Task details — From the records below, extract only the lines running from the line with "Generate a web" to the line with "75, bottom: 507", both lines included, reproducing them exactly.
== Data provided ==
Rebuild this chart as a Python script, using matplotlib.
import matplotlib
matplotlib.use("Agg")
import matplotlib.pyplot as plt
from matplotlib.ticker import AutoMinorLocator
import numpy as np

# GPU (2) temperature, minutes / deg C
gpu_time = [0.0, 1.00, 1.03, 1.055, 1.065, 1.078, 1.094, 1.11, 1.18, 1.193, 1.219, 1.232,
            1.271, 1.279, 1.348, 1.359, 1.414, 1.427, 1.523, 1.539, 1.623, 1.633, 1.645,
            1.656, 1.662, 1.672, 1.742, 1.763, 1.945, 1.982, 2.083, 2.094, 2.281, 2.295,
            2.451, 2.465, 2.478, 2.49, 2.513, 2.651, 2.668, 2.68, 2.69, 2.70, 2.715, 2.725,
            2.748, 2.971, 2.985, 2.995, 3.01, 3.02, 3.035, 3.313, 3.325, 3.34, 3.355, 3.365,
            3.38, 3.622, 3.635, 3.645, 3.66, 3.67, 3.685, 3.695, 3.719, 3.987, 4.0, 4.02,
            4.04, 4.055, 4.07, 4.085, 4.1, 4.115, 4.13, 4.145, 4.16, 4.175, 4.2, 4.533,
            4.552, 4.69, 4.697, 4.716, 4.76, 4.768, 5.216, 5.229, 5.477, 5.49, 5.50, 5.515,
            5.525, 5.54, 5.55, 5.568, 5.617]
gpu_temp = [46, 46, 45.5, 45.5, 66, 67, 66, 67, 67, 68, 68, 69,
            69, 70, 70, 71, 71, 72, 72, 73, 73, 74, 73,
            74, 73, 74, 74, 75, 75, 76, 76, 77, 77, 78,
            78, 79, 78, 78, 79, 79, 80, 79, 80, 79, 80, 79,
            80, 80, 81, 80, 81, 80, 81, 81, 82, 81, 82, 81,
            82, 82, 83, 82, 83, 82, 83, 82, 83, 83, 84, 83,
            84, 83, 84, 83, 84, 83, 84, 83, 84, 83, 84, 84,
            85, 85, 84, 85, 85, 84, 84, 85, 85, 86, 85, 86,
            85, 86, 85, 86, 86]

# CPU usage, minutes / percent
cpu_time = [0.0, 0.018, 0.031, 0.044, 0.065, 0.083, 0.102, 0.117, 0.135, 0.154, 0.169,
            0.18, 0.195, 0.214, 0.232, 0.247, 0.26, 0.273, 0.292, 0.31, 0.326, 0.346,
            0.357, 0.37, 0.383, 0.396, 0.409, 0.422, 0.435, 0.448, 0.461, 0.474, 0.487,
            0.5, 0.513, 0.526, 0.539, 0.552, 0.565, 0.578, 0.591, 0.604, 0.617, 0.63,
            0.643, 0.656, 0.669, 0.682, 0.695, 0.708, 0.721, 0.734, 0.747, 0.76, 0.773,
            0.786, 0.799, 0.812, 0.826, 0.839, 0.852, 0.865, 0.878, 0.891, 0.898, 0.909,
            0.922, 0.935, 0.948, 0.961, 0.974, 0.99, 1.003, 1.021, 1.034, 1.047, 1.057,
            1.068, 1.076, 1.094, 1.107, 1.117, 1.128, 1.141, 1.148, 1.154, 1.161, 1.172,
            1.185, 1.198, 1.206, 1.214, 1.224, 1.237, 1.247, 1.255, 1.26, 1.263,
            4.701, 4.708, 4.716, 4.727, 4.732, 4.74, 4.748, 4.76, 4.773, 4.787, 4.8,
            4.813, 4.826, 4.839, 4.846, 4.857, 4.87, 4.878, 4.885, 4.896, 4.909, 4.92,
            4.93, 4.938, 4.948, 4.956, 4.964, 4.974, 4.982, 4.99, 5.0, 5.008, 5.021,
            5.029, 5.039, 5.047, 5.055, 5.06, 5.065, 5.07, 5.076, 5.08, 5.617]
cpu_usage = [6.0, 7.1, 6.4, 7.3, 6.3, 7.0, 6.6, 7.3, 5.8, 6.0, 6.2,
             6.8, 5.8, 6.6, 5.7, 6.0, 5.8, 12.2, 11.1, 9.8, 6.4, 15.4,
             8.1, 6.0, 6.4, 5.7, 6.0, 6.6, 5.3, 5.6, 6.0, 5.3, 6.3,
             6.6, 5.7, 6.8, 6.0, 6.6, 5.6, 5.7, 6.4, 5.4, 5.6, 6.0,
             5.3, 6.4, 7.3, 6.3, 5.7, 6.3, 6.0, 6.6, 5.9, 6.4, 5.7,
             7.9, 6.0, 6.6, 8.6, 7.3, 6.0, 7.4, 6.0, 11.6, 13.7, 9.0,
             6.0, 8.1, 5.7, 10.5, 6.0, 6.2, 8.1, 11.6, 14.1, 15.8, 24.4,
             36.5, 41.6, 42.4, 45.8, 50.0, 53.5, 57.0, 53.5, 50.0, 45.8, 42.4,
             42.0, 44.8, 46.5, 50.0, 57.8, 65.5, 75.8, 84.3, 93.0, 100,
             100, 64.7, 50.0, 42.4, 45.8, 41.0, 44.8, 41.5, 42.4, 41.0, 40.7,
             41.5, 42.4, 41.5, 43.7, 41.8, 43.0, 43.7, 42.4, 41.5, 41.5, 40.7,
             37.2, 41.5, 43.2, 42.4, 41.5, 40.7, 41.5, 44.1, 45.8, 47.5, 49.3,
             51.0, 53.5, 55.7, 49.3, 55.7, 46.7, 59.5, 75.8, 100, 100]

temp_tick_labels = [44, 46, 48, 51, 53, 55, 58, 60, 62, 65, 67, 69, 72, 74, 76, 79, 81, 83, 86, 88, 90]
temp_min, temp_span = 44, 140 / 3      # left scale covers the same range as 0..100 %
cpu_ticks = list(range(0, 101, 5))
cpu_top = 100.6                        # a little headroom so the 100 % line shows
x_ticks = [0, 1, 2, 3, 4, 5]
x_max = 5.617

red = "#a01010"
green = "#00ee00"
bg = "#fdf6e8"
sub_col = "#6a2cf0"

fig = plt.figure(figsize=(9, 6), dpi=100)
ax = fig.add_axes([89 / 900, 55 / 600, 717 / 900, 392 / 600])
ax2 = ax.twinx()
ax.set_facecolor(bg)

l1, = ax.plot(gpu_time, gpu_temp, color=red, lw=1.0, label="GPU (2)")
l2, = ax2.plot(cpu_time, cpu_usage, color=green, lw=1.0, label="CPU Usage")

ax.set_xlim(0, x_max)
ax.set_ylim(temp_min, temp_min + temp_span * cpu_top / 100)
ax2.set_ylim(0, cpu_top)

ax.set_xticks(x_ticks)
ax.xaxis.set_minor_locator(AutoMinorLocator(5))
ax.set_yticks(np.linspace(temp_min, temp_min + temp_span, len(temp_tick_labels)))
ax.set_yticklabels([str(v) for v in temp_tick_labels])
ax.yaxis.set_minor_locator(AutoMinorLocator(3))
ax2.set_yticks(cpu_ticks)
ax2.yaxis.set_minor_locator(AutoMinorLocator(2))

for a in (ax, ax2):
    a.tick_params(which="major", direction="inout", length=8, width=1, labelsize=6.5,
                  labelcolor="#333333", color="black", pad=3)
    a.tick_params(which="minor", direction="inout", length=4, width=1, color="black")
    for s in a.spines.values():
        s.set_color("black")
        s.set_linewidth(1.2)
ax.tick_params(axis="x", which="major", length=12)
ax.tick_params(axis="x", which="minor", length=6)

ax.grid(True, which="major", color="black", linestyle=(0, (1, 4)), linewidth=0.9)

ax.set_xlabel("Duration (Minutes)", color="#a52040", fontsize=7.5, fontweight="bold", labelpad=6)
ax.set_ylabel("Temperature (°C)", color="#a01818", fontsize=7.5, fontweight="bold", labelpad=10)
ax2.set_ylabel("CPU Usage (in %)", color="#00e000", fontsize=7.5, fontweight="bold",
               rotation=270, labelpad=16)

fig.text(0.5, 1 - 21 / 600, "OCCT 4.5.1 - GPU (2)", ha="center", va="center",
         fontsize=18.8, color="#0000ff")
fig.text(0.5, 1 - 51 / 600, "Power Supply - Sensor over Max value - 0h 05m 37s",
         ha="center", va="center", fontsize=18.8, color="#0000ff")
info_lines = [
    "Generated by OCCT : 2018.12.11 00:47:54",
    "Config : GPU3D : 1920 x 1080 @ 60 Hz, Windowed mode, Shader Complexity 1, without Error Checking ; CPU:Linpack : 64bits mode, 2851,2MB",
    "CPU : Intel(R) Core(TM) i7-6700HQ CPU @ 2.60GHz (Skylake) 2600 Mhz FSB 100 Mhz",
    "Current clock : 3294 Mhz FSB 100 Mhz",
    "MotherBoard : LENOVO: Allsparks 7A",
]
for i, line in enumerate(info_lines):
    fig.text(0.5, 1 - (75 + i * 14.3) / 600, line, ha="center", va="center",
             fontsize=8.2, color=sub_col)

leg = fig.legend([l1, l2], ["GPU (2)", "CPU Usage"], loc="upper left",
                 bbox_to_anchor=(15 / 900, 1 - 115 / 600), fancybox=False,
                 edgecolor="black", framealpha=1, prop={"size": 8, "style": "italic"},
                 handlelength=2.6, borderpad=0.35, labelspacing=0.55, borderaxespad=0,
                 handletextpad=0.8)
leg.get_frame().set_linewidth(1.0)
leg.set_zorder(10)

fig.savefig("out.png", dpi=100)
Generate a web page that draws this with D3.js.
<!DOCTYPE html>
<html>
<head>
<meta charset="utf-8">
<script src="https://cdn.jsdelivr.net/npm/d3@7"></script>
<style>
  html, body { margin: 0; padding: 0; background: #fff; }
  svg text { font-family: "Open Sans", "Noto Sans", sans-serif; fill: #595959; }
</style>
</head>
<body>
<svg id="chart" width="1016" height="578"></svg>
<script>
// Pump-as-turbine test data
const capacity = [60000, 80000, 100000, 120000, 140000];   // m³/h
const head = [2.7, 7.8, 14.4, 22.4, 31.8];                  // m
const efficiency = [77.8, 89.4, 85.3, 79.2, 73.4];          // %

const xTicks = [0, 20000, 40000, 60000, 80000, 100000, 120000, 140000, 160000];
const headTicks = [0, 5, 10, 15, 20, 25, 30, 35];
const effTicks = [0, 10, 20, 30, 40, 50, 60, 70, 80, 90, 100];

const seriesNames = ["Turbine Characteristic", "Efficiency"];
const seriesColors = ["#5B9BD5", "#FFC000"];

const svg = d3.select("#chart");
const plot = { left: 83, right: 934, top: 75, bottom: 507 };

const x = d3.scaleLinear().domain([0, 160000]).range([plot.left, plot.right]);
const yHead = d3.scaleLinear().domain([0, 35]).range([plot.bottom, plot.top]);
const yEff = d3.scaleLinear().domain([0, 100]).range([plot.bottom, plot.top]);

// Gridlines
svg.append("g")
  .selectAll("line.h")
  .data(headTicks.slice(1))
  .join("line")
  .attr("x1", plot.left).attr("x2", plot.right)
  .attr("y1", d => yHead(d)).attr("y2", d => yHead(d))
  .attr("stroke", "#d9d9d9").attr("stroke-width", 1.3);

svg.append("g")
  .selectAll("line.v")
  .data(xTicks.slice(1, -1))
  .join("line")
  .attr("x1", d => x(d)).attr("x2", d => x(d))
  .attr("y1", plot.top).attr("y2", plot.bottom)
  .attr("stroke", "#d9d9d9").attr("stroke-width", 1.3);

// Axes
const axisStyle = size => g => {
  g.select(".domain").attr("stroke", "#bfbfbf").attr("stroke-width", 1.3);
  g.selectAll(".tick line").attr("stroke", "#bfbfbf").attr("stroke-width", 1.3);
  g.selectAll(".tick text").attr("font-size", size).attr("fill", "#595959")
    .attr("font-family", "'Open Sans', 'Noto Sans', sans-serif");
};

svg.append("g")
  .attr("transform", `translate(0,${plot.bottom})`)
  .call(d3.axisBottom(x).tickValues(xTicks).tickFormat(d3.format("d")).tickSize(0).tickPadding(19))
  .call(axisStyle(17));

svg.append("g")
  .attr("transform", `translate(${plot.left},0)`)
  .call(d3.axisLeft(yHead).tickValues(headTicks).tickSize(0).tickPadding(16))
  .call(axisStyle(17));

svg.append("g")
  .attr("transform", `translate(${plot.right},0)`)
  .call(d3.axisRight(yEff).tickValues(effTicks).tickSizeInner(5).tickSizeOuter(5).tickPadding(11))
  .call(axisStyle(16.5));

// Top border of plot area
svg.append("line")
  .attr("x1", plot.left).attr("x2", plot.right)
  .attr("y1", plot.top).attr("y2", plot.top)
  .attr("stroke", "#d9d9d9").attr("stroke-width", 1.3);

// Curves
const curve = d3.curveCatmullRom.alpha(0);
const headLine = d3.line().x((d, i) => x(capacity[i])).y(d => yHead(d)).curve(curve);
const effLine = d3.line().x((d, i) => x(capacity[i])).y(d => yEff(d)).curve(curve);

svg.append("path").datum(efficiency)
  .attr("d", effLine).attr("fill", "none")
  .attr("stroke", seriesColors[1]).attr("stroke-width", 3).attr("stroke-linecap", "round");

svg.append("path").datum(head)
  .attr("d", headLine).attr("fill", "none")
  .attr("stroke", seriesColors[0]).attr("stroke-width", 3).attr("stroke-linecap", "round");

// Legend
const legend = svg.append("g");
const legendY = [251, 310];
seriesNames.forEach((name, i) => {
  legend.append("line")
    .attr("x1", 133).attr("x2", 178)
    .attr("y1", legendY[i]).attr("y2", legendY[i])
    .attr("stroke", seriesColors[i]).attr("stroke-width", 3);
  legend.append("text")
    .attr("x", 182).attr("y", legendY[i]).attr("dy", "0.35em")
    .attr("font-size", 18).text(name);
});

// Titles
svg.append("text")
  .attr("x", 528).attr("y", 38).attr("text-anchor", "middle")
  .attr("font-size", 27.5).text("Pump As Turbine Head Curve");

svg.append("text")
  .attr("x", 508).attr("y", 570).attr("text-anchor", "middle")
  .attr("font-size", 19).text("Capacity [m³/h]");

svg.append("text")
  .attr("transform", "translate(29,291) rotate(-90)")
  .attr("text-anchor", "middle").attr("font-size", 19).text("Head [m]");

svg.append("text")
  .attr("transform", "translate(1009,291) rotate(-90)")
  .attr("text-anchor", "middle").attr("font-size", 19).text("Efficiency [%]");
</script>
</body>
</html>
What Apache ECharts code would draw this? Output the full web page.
===
Solution to this problem —
Generate a web page that draws this with D3.js.
<!DOCTYPE html>
<html>
<head>
<meta charset="utf-8">
<script src="https://cdn.jsdelivr.net/npm/d3@7"></script>
<style>
  html, body { margin: 0; padding: 0; background: #fff; }
  svg text { font-family: "Open Sans", "Noto Sans", sans-serif; fill: #595959; }
</style>
</head>
<body>
<svg id="chart" width="1016" height="578"></svg>
<script>
// Pump-as-turbine test data
const capacity = [60000, 80000, 100000, 120000, 140000];   // m³/h
const head = [2.7, 7.8, 14.4, 22.4, 31.8];                  // m
const efficiency = [77.8, 89.4, 85.3, 79.2, 73.4];          // %

const xTicks = [0, 20000, 40000, 60000, 80000, 100000, 120000, 140000, 160000];
const headTicks = [0, 5, 10, 15, 20, 25, 30, 35];
const effTicks = [0, 10, 20, 30, 40, 50, 60, 70, 80, 90, 100];

const seriesNames = ["Turbine Characteristic", "Efficiency"];
const seriesColors = ["#5B9BD5", "#FFC000"];

const svg = d3.select("#chart");
const plot = { left: 83, right: 934, top: 75, bottom: 507 };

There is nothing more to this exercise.